**Material provided:**
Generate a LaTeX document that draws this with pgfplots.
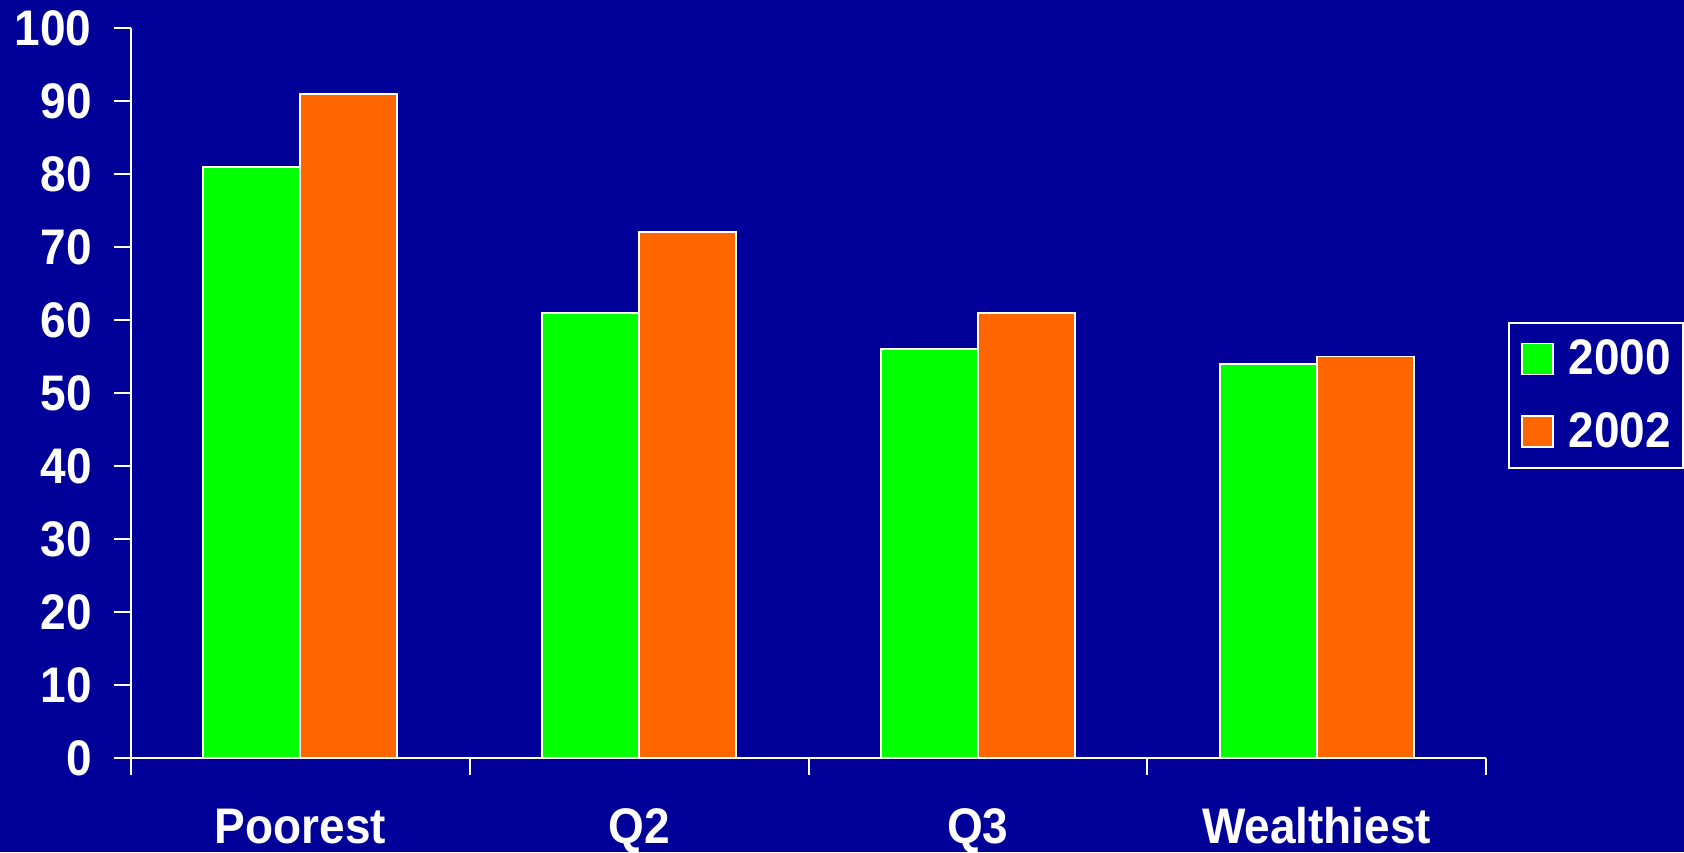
\documentclass[border=0pt]{standalone}
\usepackage{fontspec}
\setmainfont{Liberation Sans}
\newfontfamily\chartfamily[FakeStretch=0.92]{Liberation Sans}
\usepackage{pgfplots}
\pgfplotsset{compat=1.18}

\definecolor{bgblue}{RGB}{0,0,153}
\definecolor{bargreen}{RGB}{0,255,0}
\definecolor{barorange}{RGB}{255,102,0}

\newcommand{\chartfont}{\chartfamily\bfseries\fontsize{25}{29}\selectfont}

\begin{document}
\begin{tikzpicture}
  % page background
  \fill[bgblue] (-65.5pt,-47pt) rectangle (776.5pt,379pt);
  \begin{axis}[
    scale only axis,
    width=677.5pt, height=365pt,
    xmin=-0.5, xmax=3.5,
    ymin=0, ymax=100,
    axis lines*=left,
    axis line style={white, line width=1pt, -},
    every tick/.style={white, line width=1pt},
    tick align=outside,
    major tick length=8.5pt,
    ybar=0pt,
    bar width=48.5pt,
    ytick={0,10,...,100},
    xtick={-0.5,0.5,1.5,2.5,3.5},
    xticklabels={},
    extra x ticks={0,1,2,3},
    extra x tick labels={Poorest,Q2,Q3,Wealthiest},
    extra x tick style={major tick length=0pt,
      xticklabel style={anchor=base, yshift=-42.5pt}},
    /pgf/number format/assume math mode=true,
    ticklabel style={font=\chartfont, text=white},
    yticklabel style={anchor=east, inner sep=0pt, xshift=-11pt},
    legend style={
      at={(1.01624,0.5973)}, anchor=north west,
      draw=white, line width=1pt, fill=bgblue,
      font=\chartfont, text=white,
      inner xsep=6pt, inner ysep=8.5pt,
      row sep=17.5pt, column sep=7.5pt,
      nodes={inner sep=0pt},
      legend cell align=left,
    },
    legend image code/.code={%
      \draw[#1, draw=white, line width=0.9pt] (0pt,-7.75pt) rectangle (15.5pt,7.75pt);},
  ]
    \addplot[fill=bargreen, draw=white, line width=0.9pt]
      coordinates {(0,81) (1,61) (2,56) (3,54)};
    \addplot[fill=barorange, draw=white, line width=0.9pt]
      coordinates {(0,91) (1,72) (2,61) (3,55)};
    \legend{2000,2002}
  \end{axis}
  \pgfresetboundingbox
  \path (-65.5pt,-47pt) rectangle (776.5pt,379pt);
\end{tikzpicture}
\end{document}
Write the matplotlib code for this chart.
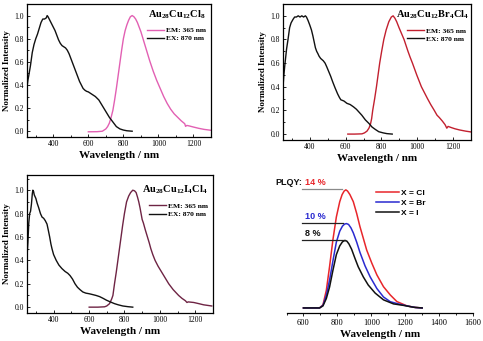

**What this task involves:**
Pick out the lines that have the word "code". Copy them all.

**Answer below:**
    legend image code/.code={%
Write the matplotlib code for this chart.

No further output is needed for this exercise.